The life of the preacher is a life of suffering and sacrifce.
The life of the preacher is a life of meekness.
The life of the preacher is a life of proclaiming Christ, and reaching the lost.
The life of the preacher is a life of caring for, and feeding the flock.
The life of the preacher is a life of careful study of the Bible, and becoming what he preaches.
The preacher is called by God, and what a great responsibility he has. He should be a Spirit-filled man, walking as a bond-servent of God. Richard Baxter says it like this in his book The Reformed Pastor, “We are the nurses of Christ’s little ones.

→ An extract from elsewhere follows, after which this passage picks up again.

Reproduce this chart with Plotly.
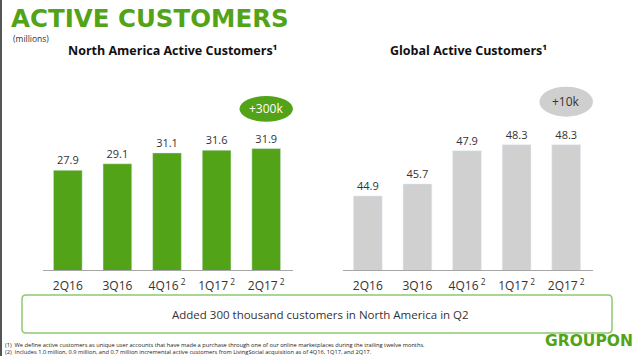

If we forebear taking food ourselves, we shall famish them; it will soon be visible in their leanness, and dull discharge of their several duties. If we let our love decline, we ae not like to raise up theirs. If we abate our holy care and fear, it will appear in our preaching: if the matter show it not, the manner will. If we feed on unwholesome food, either errors or fruitless controversies, our hearts are like to fare the worse for it. Whereas, if we abound in faith, and love, and zeal, how it would overflow to the refreshing of our congregations, and how would it appear in the increase of the same graces in them! O brethren, watch therefore over your own hearts: keep out lusts and passions, and worldly inclinations; keep up the life of faith, and love, and zeal: be much at home, and be much with God.”